2.  Move beyond the emphasis on the so-called "classic" civilizations.  The ancient Greeks, Romans, and Egyptians all had societies strikingly like our own in that they were all agriculture-based hierarchical militarized states.  The new multicultural curriculum should offer courses on the pastoralist Masai, the horticultural Yanomami, or the hunter-gatherers of the Kalahari desert .  It should address the Hmong who have relocated to our cities as well as the Aymara-speaking undocumented migrant laborers without whom produce prices would soar.  It should teach our students about the child immigrants who miss days from school to translate for their parents or help them in the fields.  This is the current truth of global diversity, of which we are only a part. 
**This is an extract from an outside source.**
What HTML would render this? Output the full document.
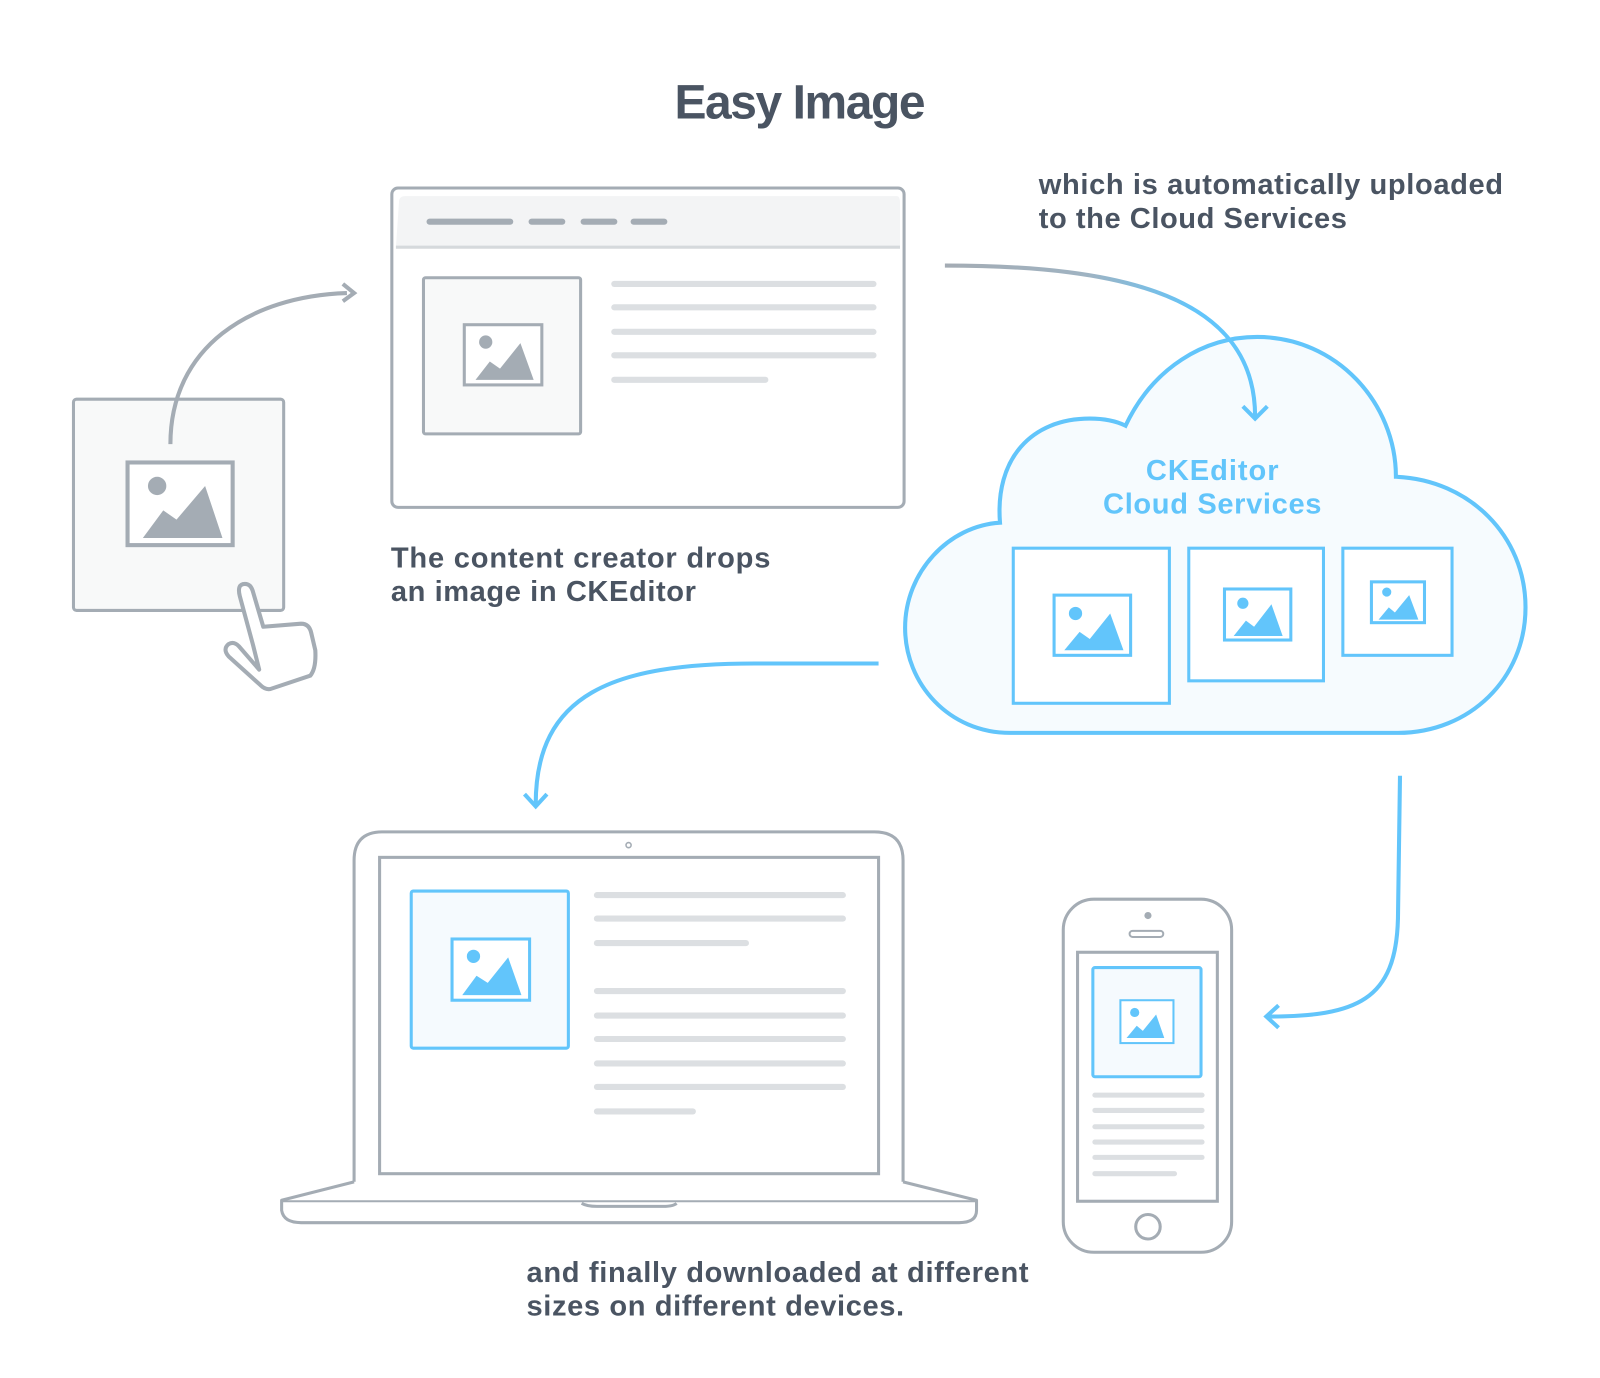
<!DOCTYPE html>
<html><head><meta charset="utf-8"><style>
html,body{margin:0;padding:0;background:#fff;}
svg{display:block;}
text{font-family:"Liberation Sans",sans-serif;font-weight:bold;}
</style></head><body>
<svg width="1600" height="1378" viewBox="0 0 1568 1350" xmlns="http://www.w3.org/2000/svg">
<defs>
<linearGradient id="g1" x1="926" y1="0" x2="1235" y2="0" gradientUnits="userSpaceOnUse">
<stop offset="0" stop-color="#a4acb4"/><stop offset="0.45" stop-color="#9fb3c2"/><stop offset="0.8" stop-color="#62c5fb"/></linearGradient>
</defs>
<rect width="1568" height="1350" fill="#fff"/>
<text x="784" y="116" font-size="47" fill="#4a5462" text-anchor="middle" textLength="246">Easy Image</text>

<!-- small image box -->
<rect x="72" y="391" width="206" height="207" rx="3" fill="#f8f9f9" stroke="#a4acb4" stroke-width="3"/>
<rect x="125" y="453" width="103" height="81" fill="#fff" stroke="#a4acb4" stroke-width="4"/>
<circle cx="154" cy="476" r="9" fill="#a4acb4"/>
<path d="M140,527 L160,500 L173,509 L201,476 L218,527 Z" fill="#a4acb4"/>
<path d="M167,435 C167,340 245,290 340,287" fill="none" stroke="#a4acb4" stroke-width="4"/>
<path d="M336,278 L347,287 L336,295" fill="none" stroke="#a4acb4" stroke-width="4"/>
<!-- hand -->
<path d="M248,632 L235,584 Q232,572 240,572 Q246,572 248,580 L258,614 L295,611 Q303,611 305,620 L309,637 Q310,655 304,662 L265,675 Q260,676 255,671 L224,643 Q218,636 224,631 Q229,628 234,633 L254,656 Z" fill="#fff" stroke="#a4acb4" stroke-width="4" stroke-linejoin="round"/>

<!-- browser -->
<rect x="384" y="184" width="502" height="313" rx="6" fill="#fff" stroke="#a4acb4" stroke-width="3"/>
<path d="M391,198 Q391,192 397,192 L879,192 Q882,192 882,198 L882,242 L388,242 Z" fill="#f3f4f5"/>
<line x1="388" y1="242" x2="882" y2="242" stroke="#d5d9dc" stroke-width="3"/>
<g stroke="#a4acb4" stroke-width="6" stroke-linecap="round">
<line x1="421" y1="217" x2="500" y2="217"/><line x1="521" y1="217" x2="551" y2="217"/><line x1="572" y1="217" x2="602" y2="217"/><line x1="621" y1="217" x2="651" y2="217"/></g>
<rect x="415" y="272" width="154" height="153" rx="2" fill="#f8f9f9" stroke="#a4acb4" stroke-width="3"/>
<rect x="455" y="318" width="76" height="59" fill="#fff" stroke="#a4acb4" stroke-width="3"/>
<circle cx="476" cy="335" r="6.5" fill="#a4acb4"/>
<path d="M466,372 L480,354 L490,361 L510,336 L523,372 Z" fill="#a4acb4"/>
<g stroke="#dcdfe2" stroke-width="6" stroke-linecap="round">
<line x1="602" y1="278" x2="856" y2="278"/><line x1="602" y1="301" x2="856" y2="301"/><line x1="602" y1="325" x2="856" y2="325"/><line x1="602" y1="348" x2="856" y2="348"/><line x1="602" y1="372" x2="750" y2="372"/></g>

<text font-size="28.5" fill="#4a5462"><tspan x="383" y="556" textLength="372">The content creator drops</tspan><tspan x="383" y="589" textLength="299">an image in CKEditor</tspan></text>
<text font-size="28.5" fill="#4a5462"><tspan x="1018" y="190" textLength="455">which is automatically uploaded</tspan><tspan x="1018" y="223" textLength="302">to the Cloud Services</tspan></text>
<text font-size="28.5" fill="#4a5462"><tspan x="516" y="1256" textLength="492">and finally downloaded at different</tspan><tspan x="516" y="1289" textLength="370">sizes on different devices.</tspan></text>

<!-- cloud -->
<path d="M990,718 C930,718 887,670 887,615 C887,560 930,515 980,512 C975,450 1010,410 1068,410 C1085,410 1095,413 1103,417 C1130,360 1180,330 1232,330 C1310,330 1368,395 1368,467 C1440,470 1495,525 1495,595 C1495,665 1440,718 1370,718 Z" fill="#f6fbfe" stroke="#62c5fb" stroke-width="4"/>
<text font-size="28.5" fill="#62c5fb" text-anchor="middle"><tspan x="1188" y="470" textLength="130">CKEditor</tspan><tspan x="1188" y="503" textLength="214">Cloud Services</tspan></text>
<g fill="#fff" stroke="#62c5fb" stroke-width="3">
<rect x="993" y="537" width="153" height="152"/><rect x="1165" y="537" width="132" height="130"/><rect x="1316" y="537" width="107" height="105"/>
<rect x="1033" y="583" width="75" height="59"/><rect x="1200" y="577" width="65" height="50"/><rect x="1344" y="570" width="52" height="40"/></g>
<g fill="#62c5fb">
<circle cx="1054" cy="601" r="6.5"/><path d="M1043,637 L1058,619 L1068,626 L1088,601 L1101,637 Z"/>
<circle cx="1218" cy="591" r="5.5"/><path d="M1209,623 L1221,608 L1229,614 L1246,592 L1257,623 Z"/>
<circle cx="1359" cy="580" r="4.5"/><path d="M1351,607 L1361,595 L1367,600 L1381,583 L1390,607 Z"/></g>

<!-- arrows -->
<path d="M926,260 C1100,260 1230,290 1230,408" fill="none" stroke="url(#g1)" stroke-width="4"/>
<path d="M1218,398 L1230,410 L1242,398" fill="none" stroke="#62c5fb" stroke-width="4"/>
<path d="M861,650 L740,650 C600,650 525,680 525,788" fill="none" stroke="#62c5fb" stroke-width="4"/>
<path d="M514,778 L525,790 L536,778" fill="none" stroke="#62c5fb" stroke-width="4"/>
<path d="M1372,760 L1370,900 C1368,980 1330,996 1242,996" fill="none" stroke="#62c5fb" stroke-width="4"/>
<path d="M1253,985 L1241,996 L1253,1007" fill="none" stroke="#62c5fb" stroke-width="4"/>

<!-- laptop -->
<path d="M347,1158 L347,843 Q347,815 375,815 L857,815 Q885,815 885,843 L885,1158" fill="#fff" stroke="#a4acb4" stroke-width="3"/>
<rect x="372" y="840" width="489" height="310" fill="#fff" stroke="#a4acb4" stroke-width="3"/>
<circle cx="616" cy="828" r="2.5" fill="none" stroke="#a4acb4" stroke-width="1.5"/>
<path d="M347,1158 L276,1176 L276,1186 Q278,1198 295,1198 L940,1198 Q957,1198 957,1186 L957,1176 L885,1158" fill="#fff" stroke="#a4acb4" stroke-width="3" stroke-linejoin="round"/>
<line x1="276" y1="1177" x2="957" y2="1177" stroke="#a4acb4" stroke-width="2"/>
<path d="M570,1179 Q575,1182 585,1182 L650,1182 Q660,1182 663,1179" fill="none" stroke="#a4acb4" stroke-width="3"/>
<rect x="403" y="873" width="154" height="154" rx="2" fill="#f5fafe" stroke="#62c5fb" stroke-width="3"/>
<rect x="443" y="920" width="76" height="60" fill="#fff" stroke="#62c5fb" stroke-width="3"/>
<circle cx="464" cy="937" r="6.5" fill="#62c5fb"/>
<path d="M453,975 L467,956 L478,963 L498,938 L511,975 Z" fill="#62c5fb"/>
<g stroke="#dcdfe2" stroke-width="6" stroke-linecap="round">
<line x1="585" y1="877" x2="826" y2="877"/><line x1="585" y1="900" x2="826" y2="900"/><line x1="585" y1="924" x2="731" y2="924"/>
<line x1="585" y1="971" x2="826" y2="971"/><line x1="585" y1="995" x2="826" y2="995"/><line x1="585" y1="1018" x2="826" y2="1018"/><line x1="585" y1="1042" x2="826" y2="1042"/><line x1="585" y1="1065" x2="826" y2="1065"/><line x1="585" y1="1089" x2="679" y2="1089"/></g>

<!-- phone -->
<rect x="1042" y="881" width="165" height="346" rx="30" fill="#fff" stroke="#a4acb4" stroke-width="3"/>
<rect x="1056" y="933" width="137" height="244" fill="#fff" stroke="#a4acb4" stroke-width="3"/>
<circle cx="1125" cy="897" r="3.5" fill="#a4acb4"/>
<rect x="1107" y="912" width="33" height="6" rx="3" fill="#fff" stroke="#a4acb4" stroke-width="2"/>
<circle cx="1125" cy="1202" r="12" fill="#fff" stroke="#a4acb4" stroke-width="3"/>
<rect x="1071" y="948" width="106" height="107" rx="2" fill="#f5fafe" stroke="#62c5fb" stroke-width="3"/>
<rect x="1098" y="980" width="52" height="42" fill="#fff" stroke="#62c5fb" stroke-width="2"/>
<circle cx="1112" cy="992" r="4.5" fill="#62c5fb"/>
<path d="M1104,1017 L1114,1005 L1120,1010 L1133,994 L1141,1017 Z" fill="#62c5fb"/>
<g stroke="#dcdfe2" stroke-width="5" stroke-linecap="round">
<line x1="1073" y1="1073" x2="1178" y2="1073"/><line x1="1073" y1="1088" x2="1178" y2="1088"/><line x1="1073" y1="1104" x2="1178" y2="1104"/><line x1="1073" y1="1119" x2="1178" y2="1119"/><line x1="1073" y1="1134" x2="1178" y2="1134"/><line x1="1073" y1="1150" x2="1151" y2="1150"/></g>
</svg>
</body></html>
3.  Construct mini-courses around hands-on projects which build bridges between disciplines.  Recreate history by building scale-model pyramids, for example, which offer an opportunity to teach everything from art and history to geometry, architecture and astronomy.  Seed the school grounds with native plants while studying the uses to which the Native Americans put them.  Have students from a social studies class interview their counterparts from an ESL class about their experiences in America; invite them to together make a film or website that tells the story. 

4.  Create and maintain genuine working relationships with students and schools unlike your own.  Choose a sister school with completely different demographics and go out of your way to put the students in the same room together on a consistent basis.  Teach them to communicate effectively and respect one another through group projects that require their joint participation.  Co-direct the same exact play in two different schools and schedule rehearsals and performances that integrate the two casts, or collaborate on an original show.  Have the students in two schools pair off to teach each other about their respective communities; ask them to work together to think of a creative solution to a problem in either one. 

5.  Maintain historical perspective.  Teach your students about the social circumstances under which the texts they read were written; ask them who gets read and why.  When you teach them the facts of science, remind yourself that facts can change; everything you teach them may one day be proven incorrect.  After all, it used to be a verifiable fact that the world was flat and the sun revolved around the earth. 

6.  Maintain cultural perspective.  Teach your students that there are still people in the world who do not have televisions or video games, and that they are none the worse for it.  Question the concept of "progress."  There is no such thing as homelessness among foragers; it is possible only in industrial societies like our own.  Maintain vigilance around cultural constructions of race and gender; some people are "black" in America and "white" in Brazil . 

It is my hope that the context I have presented here will inspire you to move forward in introducing anthropology into your curriculum.  Both we and our students are seeking answers that anthropology can provide.  Using anthropological approaches, we can introduce holism to academics and provide an overarching context for everything we teach.  By locating ourselves historically, culturally, and globally, we can prepare our students honestly for coping with the complex world they will inherit.